QUESTION ASKED AND ANSWERED: Have Journalists Ever Met the People They Write About?
This isn’t a conservative-vs.-progressive thing. It’s not a Republican-vs.-Democrat thing. It’s not a coastal-elite-vs.-flyover-country thing. It’s not even a Trump thing. It’s a journalists-vs.-normal-people thing. Outside of the narcissistic and incestuous Thunderdome that houses the American media, it remains the case that people simply do not think in the way that the Beltway-media class believes they do. They are not traumatized by the daily news. They do not make key life decisions based upon the behavior of the president, nor wait for him to leave office before deciding that they are so disturbed that they no longer wish to work. They are not fixated upon the latest congressional MacGuffin or the implications of a given riot or the occasional mistakes of the police. And when they are looking to enjoy a good “cultural drama,” they do not look for it in the same places as the editors of the Washington Post do.

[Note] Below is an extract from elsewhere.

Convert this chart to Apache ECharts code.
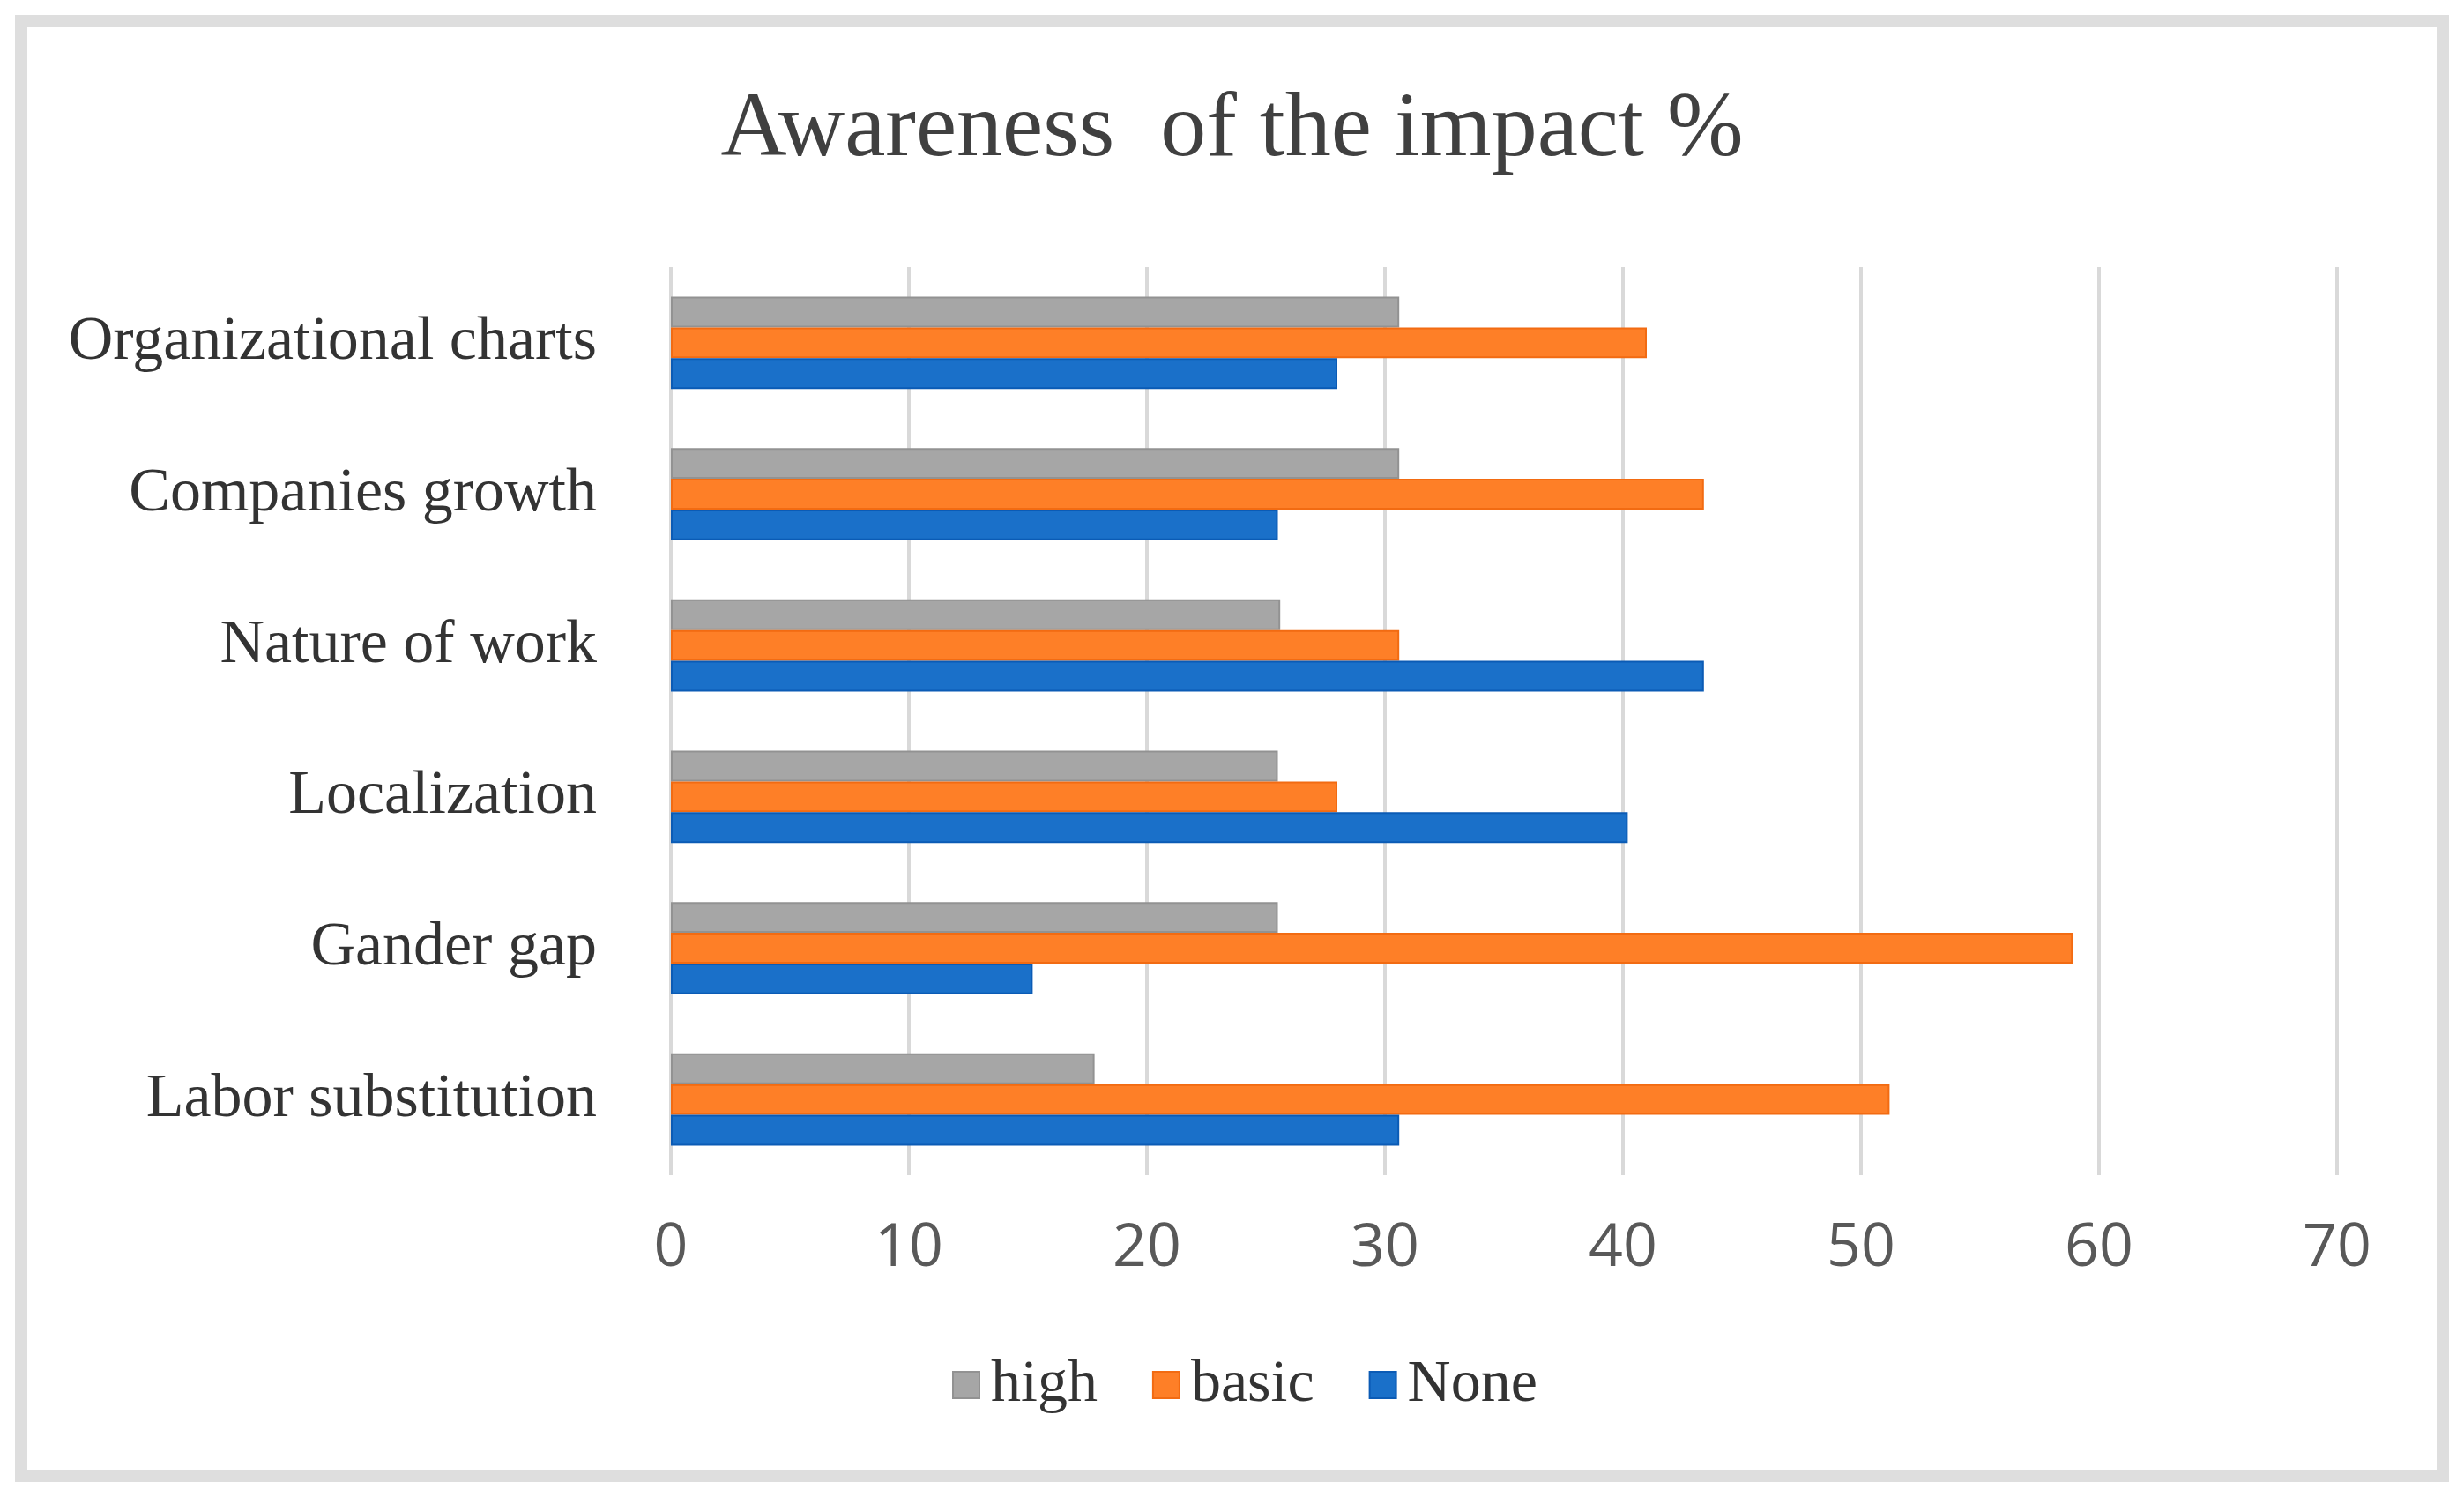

Only journalists and politicians do that. Why? Because they’re freaks. I mean that quite seriously, and I happily include myself in the description. People who argue about the national news every day are straight-up oddities — doubly so when they do it from New York or Washington, D.C.; triply so if they do it in pursuit of a comprehensible political ideology; and quadruply so if they do it using the digital funhouse we call Twitter. Don’t mistake me: There’s nothing wrong per se with being a weirdo. It’s a free country. But there is a lot wrong with being a weirdo who is totally unaware that he is a weirdo. And there’s even more wrong with being a weirdo who spends his days projecting his own interests, obsessions, anxieties, pathologies, and ideologies onto an unwitting and normal population that is nothing at all like him, while claiming that he is giving a voice to that same unwitting and normal population. Increasingly, I see it accepted that “Twitter isn’t real life.” Well, journalism isn’t, either, I’m afraid.

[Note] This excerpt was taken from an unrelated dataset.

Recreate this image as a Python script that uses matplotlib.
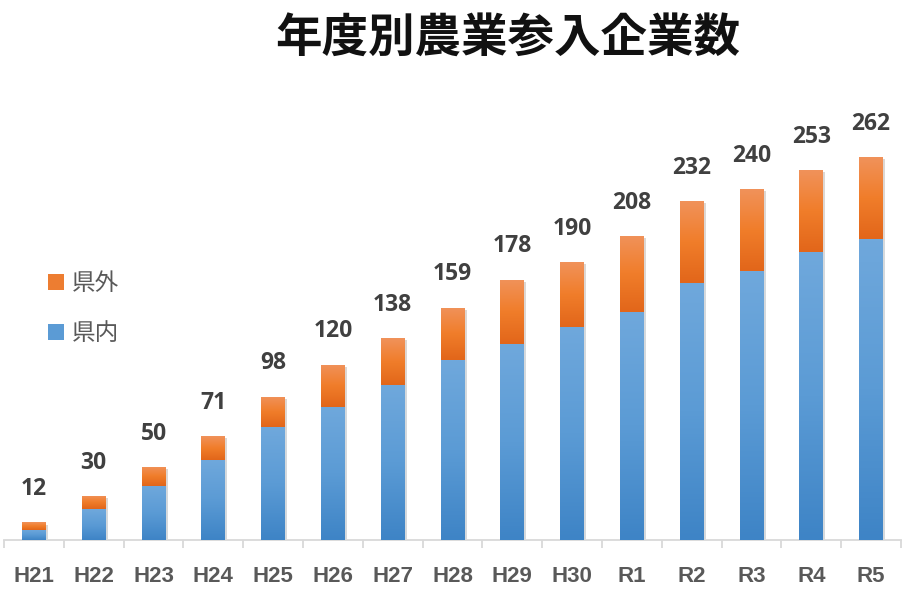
import numpy as np
import matplotlib
matplotlib.use("Agg")
import matplotlib.pyplot as plt
from matplotlib.colors import LinearSegmentedColormap
from matplotlib.patches import Patch
import matplotlib.patheffects as pe

plt.rcParams['font.family'] = ['Noto Sans CJK JP', 'DejaVu Sans']

# data
years = ['H21', 'H22', 'H23', 'H24', 'H25', 'H26', 'H27', 'H28',
         'H29', 'H30', 'R1', 'R2', 'R3', 'R4', 'R5']
totals = [12, 30, 50, 71, 98, 120, 138, 159, 178, 190, 208, 232, 240, 253, 262]
kennai = [7, 21, 37, 55, 77, 91, 106, 123, 134, 146, 156, 176, 184, 197, 206]
kengai = [t - k for t, k in zip(totals, kennai)]

blue_cmap = LinearSegmentedColormap.from_list('b', ['#3e84c6', '#5b9bd5', '#6fa8dc'])
orange_cmap = LinearSegmentedColormap.from_list('o', ['#e2661a', '#f07d2a', '#f1925a'])

fig = plt.figure(figsize=(9.15, 5.99), dpi=100)
ax = fig.add_axes([4/915, 59/599, 897/915, 440/599])

x = np.arange(len(years))
shadow = [pe.SimplePatchShadow(offset=(1.5, -1.5), alpha=0.18), pe.Normal()]
b1 = ax.bar(x, kennai, width=0.4, color='#5b9bd5', zorder=2, path_effects=shadow)
b2 = ax.bar(x, kengai, width=0.4, bottom=kennai, color='#ed7d31', zorder=2,
            path_effects=shadow)

# vertical gradient inside each bar segment
grad = np.linspace(0, 1, 100).reshape(-1, 1)
for cont, cm in [(b1, blue_cmap), (b2, orange_cmap)]:
    for p in cont.patches:
        x0, y0 = p.get_x(), p.get_y()
        w, h = p.get_width(), p.get_height()
        im = ax.imshow(grad, extent=[x0, x0 + w, y0, y0 + h], origin='lower',
                       aspect='auto', cmap=cm, zorder=3)
        im.set_clip_path(p)

for xi, t in zip(x, totals):
    ax.annotate(str(t), (xi, t), xytext=(0, 24), textcoords='offset points',
                ha='center', va='center', fontsize=16.5, fontweight='bold',
                family=['Open Sans', 'DejaVu Sans'], color='#404040')

ax.set_xlim(-0.5, len(years) - 0.5)
ax.set_ylim(0, 301)

for s in ['top', 'right', 'left']:
    ax.spines[s].set_visible(False)
ax.spines['bottom'].set_color('#d9d9d9')
ax.spines['bottom'].set_linewidth(1.3)
ax.set_yticks([])

ax.set_xticks(x)
ax.set_xticklabels(years, fontsize=16, fontweight='bold',
                   family=['Liberation Sans', 'DejaVu Sans'], color='#595959')
ax.tick_params(axis='x', which='major', length=0, pad=19)
ax.set_xticks(np.arange(-0.5, len(years)), minor=True)
ax.tick_params(axis='x', which='minor', length=6, width=1.3, color='#d9d9d9')

handles = [Patch(facecolor='#ed7d31', label='県外'),
           Patch(facecolor='#5b9bd5', label='県内')]
leg = fig.legend(handles=handles, loc='upper left', bbox_to_anchor=(27/915, 1 - 251/599),
                 frameon=False, fontsize=17, handlelength=0.65, handleheight=0.65,
                 handletextpad=0.35, labelspacing=1.15)
for t in leg.get_texts():
    t.set_color('#595959')

fig.text(508/915, 1 - 38/599, '年度別農業参入企業数', ha='center', va='center',
         fontsize=33.5, fontweight='bold', color='#111111')

fig.savefig('out.png', dpi=100)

Yesterday, Punchbowl’s Jake Sherman noted that Joe Biden had said, of journalists: “You’re the brightest people in the country.” Then he added, sadly: “Trump didn’t say that.” But why would Trump have said that? Why would anyone say that — other than, perhaps, a paid therapist? I’m sure there are some bright journalists out there, just as there are some extremely stupid journalists out there. But is there anybody with a pulse who believes that, as a class, journalists are the “brightest people” in the United States? If their output is any guide, half of them can’t even read.

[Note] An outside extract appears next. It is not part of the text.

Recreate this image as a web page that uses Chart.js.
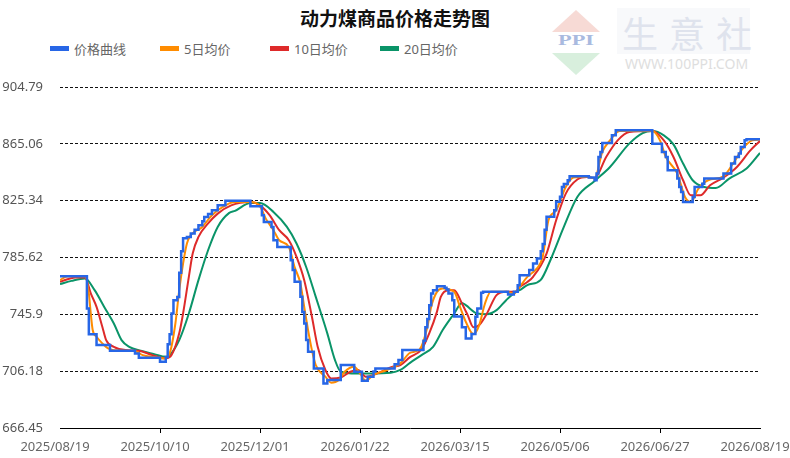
<!DOCTYPE html>
<html>
<head>
<meta charset="utf-8">
<script src="https://cdn.jsdelivr.net/npm/chart.js@4.4.1/dist/chart.umd.min.js"></script>
<style>
    body { margin: 0; background: #fff; font-family: "Noto Sans", "Noto Sans CJK SC", sans-serif; }
    #wrap { position: relative; width: 790px; height: 458px; overflow: hidden; }
    #chart { position: absolute; left: 0; top: 0; }
    .abs { position: absolute; white-space: nowrap; }
    #title { left: 0; width: 790px; top: 7px; text-align: center; font-size: 19px; font-weight: bold; color: #111; line-height: 22px; font-family: "Noto Sans CJK SC", sans-serif; }
    .lg-box { position: absolute; width: 19px; height: 5px; top: 46px; }
    .lg-txt { position: absolute; top: 40px; font-size: 13px; line-height: 18px; color: #666; font-family: "Noto Sans", "Noto Sans CJK SC", sans-serif; }
    .tri-up { left: 552px; top: 10px; width: 0; height: 0; border-left: 24px solid transparent; border-right: 24px solid transparent; border-bottom: 22px solid #f7dad5; }
    .tri-down { left: 552px; top: 53px; width: 0; height: 0; border-left: 24px solid transparent; border-right: 24px solid transparent; border-top: 22px solid #d8efdd; }
    .ppi { left: 552px; top: 32px; width: 48px; text-align: center; font: bold 14px/18px "Liberation Serif", serif; color: #a9badf; transform: scaleX(1.6); }
    .wm-box { left: 617px; top: 8px; width: 133px; height: 46px; background: #f8f9fb; }
    .wm-txt { left: 622px; top: 7px; font-size: 36px; line-height: 50px; letter-spacing: 11px; color: #dfe3ed; font-family: "Noto Sans CJK SC", sans-serif; }
    .wm-url { left: 625px; top: 57px; font-size: 14px; line-height: 14px; color: #dedede; }
</style>
</head>
<body>
<div id="wrap">
    <div class="abs wm-box"></div>
    <div class="abs tri-up"></div>
    <div class="abs ppi">PPI</div>
    <div class="abs tri-down"></div>
    <div class="abs wm-txt">生意社</div>
    <div class="abs wm-url">WWW.100PPI.COM</div>
    <div class="abs" id="title">动力煤商品价格走势图</div>
    <div id="legend"></div>
    <canvas id="chart" width="790" height="458"></canvas>
</div>
<script>
// x axis: day index from 2025/08/19, labels every 52 days
const xTickDays = [0, 52, 104, 156, 208, 260, 312, 364];
const xLabels = ["2025/08/19", "2025/10/10", "2025/12/01", "2026/01/22", "2026/03/15", "2026/05/06", "2026/06/27", "2026/08/19"];
const yTicks = [666.45, 706.18, 745.9, 785.62, 825.34, 865.06, 904.79];

const seriesNames = ["价格曲线", "5日均价", "10日均价", "20日均价"];
const seriesColors = ["#2766e6", "#ff8c00", "#de2a2a", "#0a9468"];

// price curve: day where a new price starts, and that price
const priceDays = [0, 14, 15, 19, 26, 39, 41, 52, 55, 56, 57, 58, 59, 61, 62, 63, 64, 66, 68, 70, 72, 74, 75, 77, 79, 82, 86,
    99, 105, 106, 110, 111, 113, 120, 121, 122, 125, 126, 127, 128, 129, 132, 137, 139, 146, 153, 157, 160, 163, 164, 174, 176, 178,
    189, 190, 191, 192, 193, 194, 196, 200, 201, 202, 204, 205, 209, 211, 214, 216, 217, 219, 220, 233, 236, 238, 239, 244, 246,
    248, 250, 251, 252, 253, 257, 258, 260, 261, 262, 264, 265, 275, 278, 279, 280, 281, 282, 287, 289,
    308, 313, 315, 316, 321, 322, 323, 324, 329, 330, 334, 335, 345, 349, 351, 353, 354, 356, 357, 364];
const priceVals = [772.6, 750, 732, 724.4, 720.4, 718.5, 715.5, 712.7, 716, 725, 732, 746.5, 755.8, 758, 775, 790, 799, 800, 802.4, 805, 808.2, 811, 814, 816, 818.6, 822.1, 825.3,
    821.4, 815.2, 810.5, 807, 797.7, 793, 783.7, 776.8, 768.6, 758.1, 747.6, 739.5, 728, 719.7, 708.1, 697.6, 700, 710.4, 705.8, 699.5, 702.3, 706, 708.1, 711, 714, 720.9,
    727.5, 736.8, 742.7, 752.3, 760.5, 762.8, 765.6, 764.5, 763.3, 760.5, 755.8, 744.3, 736.8, 729, 732.1, 744.2, 750, 761, 761.7, 759.8, 761.7, 766.3, 773.3, 776.8, 781.4,
    785, 790, 795, 805, 814.1, 818.6, 824.5, 828, 834.9, 837, 839.6, 842.4, 841.5, 839.6, 844.3, 855.9, 859.4, 865.7, 871, 874.5,
    865.2, 859.4, 855.9, 846.6, 840.8, 834.9, 831.4, 824.4, 827.9, 834.9, 837.2, 840.8, 844.3, 851.3, 855.9, 858.3, 862.8, 867.5, 868.2, 868.2];

const ma5Days = [0, 4, 13, 15, 16, 17, 19, 22, 25, 32, 39, 43, 49, 54, 57, 60, 62, 64, 66, 68, 74, 79, 86, 91, 99, 104, 107, 111, 114, 119,
    122, 125, 127, 129, 131, 133, 138, 141, 145, 148, 153, 156, 159, 163, 170, 177, 182, 187, 191, 193, 196, 199, 205, 208, 211, 215, 218,
    221, 224, 232, 236, 239, 243, 248, 251, 254, 258, 263, 267, 275, 278, 282, 286, 291, 308, 312, 315, 321, 325, 328, 332, 337, 345, 350, 355, 360, 364];
const ma5Vals = [769.8, 772.6, 772.6, 760.5, 746.5, 734.9, 730.2, 725.6, 722.1, 720.4, 720.2, 717.4, 716, 715.1, 718.6, 739.5, 762.8, 781.4, 795.4, 801.2, 807, 815.2, 822.1, 824.4, 824.4, 821.4, 812.8, 804.7, 797.7, 793,
    779, 767.5, 751.1, 734.9, 720.9, 710.4, 702.3, 698.1, 700, 705.8, 709.3, 704.6, 699.5, 703.5, 707, 711.6, 719, 721.4, 736.8, 751.1, 761.6, 764, 761.6, 751.1, 740.7, 732, 738.4,
    753.5, 761.6, 761.6, 760.5, 765.1, 772.1, 778, 786.1, 811.7, 818.6, 834.9, 841.5, 842, 840.8, 859.4, 867.5, 874, 874, 867.5, 855.9, 844.3, 827.9, 824.4, 833.8, 839.6, 842.4, 851.3, 861.7, 867.5, 868];

const ma10Days = [0, 8, 13, 16, 19, 22, 24, 28, 34, 41, 48, 55, 58, 62, 64, 67, 69, 72, 77, 82, 89, 99, 104, 109, 114, 119, 123, 127, 131,
    134, 138, 141, 146, 151, 155, 159, 165, 173, 177, 182, 188, 192, 196, 198, 202, 205, 209, 212, 215, 218, 222, 227, 232, 237, 239, 243,
    246, 253, 258, 263, 269, 274, 278, 284, 290, 296, 308, 314, 319, 324, 328, 333, 338, 345, 352, 359, 364];
const ma10Vals = [768.6, 771.7, 771.7, 760.5, 751.1, 737.2, 727.9, 723.2, 720.9, 720.4, 717.4, 715.1, 717.4, 732.6, 746.5, 772.1, 788.4, 800, 809.4, 816.3, 822.1, 824.4, 822.1, 815.2, 804.7, 797.7, 786.1, 769.8, 744.2,
    723.2, 707, 701.1, 701.8, 705.8, 707, 702.3, 704.6, 709.3, 710.4, 716, 721.4, 732.6, 747.6, 758.1, 762.8, 762.8, 753.5, 745.3, 736.8, 738.4, 746.5, 759.3, 761.7, 761.7, 765, 768.5,
    772.1, 788.4, 811.7, 830.3, 840.1, 841.9, 841, 855.9, 867.5, 873.3, 874, 867.5, 855.9, 839.6, 829.1, 829.1, 836.1, 841.5, 848.9, 860.5, 867];

const ma20Days = [0, 6, 13, 18, 23, 28, 32, 36, 42, 49, 55, 57, 62, 67, 72, 77, 82, 88, 91, 99, 104, 111, 118, 123, 128, 133, 139,
    143, 146, 154, 161, 172, 177, 182, 188, 194, 199, 205, 209, 211, 217, 222, 227, 232, 237, 239, 243, 250, 255, 262, 269, 278, 286,
    296, 303, 308, 314, 319, 324, 329, 335, 341, 348, 357, 364];
const ma20Vals = [767, 769.3, 771, 762.8, 751.1, 739.5, 727.9, 723.2, 720.4, 718.1, 716.2, 717.4, 727.9, 746.5, 769.8, 790.7, 807, 816.8, 818.2, 823.7, 823.7, 817.5, 807, 795.4, 779, 758.1, 732.6,
    713.9, 705.8, 704.6, 704.6, 705.1, 707, 712, 717.4, 723.2, 734.9, 746.5, 753.9, 752.3, 746.5, 746, 748.8, 755.8, 761.6, 762.8, 766.3, 770, 783.7, 807, 827.9, 839.1, 848.9,
    865.2, 872.6, 874, 871, 864.7, 851.3, 839.6, 834.9, 834.2, 840.8, 847.8, 858.7];

function pts(days, vals) {
    return days.map((d, i) => ({ x: d, y: vals[i] }));
}

// legend drawn as html, fixed spacing like the original
const legend = document.getElementById("legend");
seriesNames.forEach((name, i) => {
    const left = 50 + i * 110;
    legend.insertAdjacentHTML("beforeend",
        `<div class="lg-box" style="left:${left}px;background:${seriesColors[i]}"></div>` +
        `<div class="lg-txt" style="left:${left + 24}px">${name}</div>`);
});

Chart.defaults.font.family = '"Noto Sans", "Noto Sans CJK SC", sans-serif';

const lineBase = { pointRadius: 0, fill: false, borderJoinStyle: "miter" };

new Chart(document.getElementById("chart"), {
    type: "line",
    data: {
        datasets: [
            { ...lineBase, label: seriesNames[0], data: pts(priceDays, priceVals), borderColor: seriesColors[0], borderWidth: 2.5, stepped: true },
            { ...lineBase, label: seriesNames[1], data: pts(ma5Days, ma5Vals), borderColor: seriesColors[1], borderWidth: 2, cubicInterpolationMode: "monotone" },
            { ...lineBase, label: seriesNames[2], data: pts(ma10Days, ma10Vals), borderColor: seriesColors[2], borderWidth: 2, cubicInterpolationMode: "monotone" },
            { ...lineBase, label: seriesNames[3], data: pts(ma20Days, ma20Vals), borderColor: seriesColors[3], borderWidth: 2, cubicInterpolationMode: "monotone" }
        ]
    },
    options: {
        responsive: false,
        animation: false,
        devicePixelRatio: 1,
        layout: { padding: { top: 87, right: 30, left: 0, bottom: 0 } },
        plugins: { legend: { display: false }, tooltip: { enabled: false } },
        scales: {
            x: {
                type: "linear",
                min: 0,
                max: 364,
                afterBuildTicks: s => { s.ticks = xTickDays.map(v => ({ value: v })); },
                afterFit: s => { s.height = 30; s.paddingLeft = 0; s.paddingRight = 0; },
                ticks: {
                    autoSkip: false,
                    maxRotation: 0,
                    color: "#666",
                    font: { size: 13 },
                    padding: 6,
                    labelOffset: -5,
                    callback: v => xLabels[xTickDays.indexOf(v)]
                },
                grid: {
                    drawOnChartArea: false,
                    tickLength: 5,
                    color: c => (c.index === 0 || c.index === xTickDays.length - 1) ? "transparent" : "#000"
                },
                border: { display: true, color: "#000", width: 1 }
            },
            y: {
                min: 666.45,
                max: 904.79,
                afterBuildTicks: s => { s.ticks = yTicks.map(v => ({ value: v })); },
                afterFit: s => { s.width = 60; },
                ticks: { color: "#555", font: { size: 13 }, padding: 17, callback: v => String(v) },
                grid: { drawTicks: false, lineWidth: 1, color: c => c.index === 0 ? "transparent" : "#111" },
                border: { display: false, dash: [3, 2] }
            }
        }
    }
});
</script>
</body>
</html>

Related flashback: “The top 3 best selling vehicles in America are pick-ups. Question to reporters: do you personally know someone that owns one?”, Ace of Spades’ John Ekdahl asked on Twitter at the beginning of 2017. As Sean Davis of the Federalist noted in his article on that seemingly innocuous tweet, “Watch A Bunch Of Journalists Freak Out After Being Asked If They Know Anybody Who Drives A Truck.”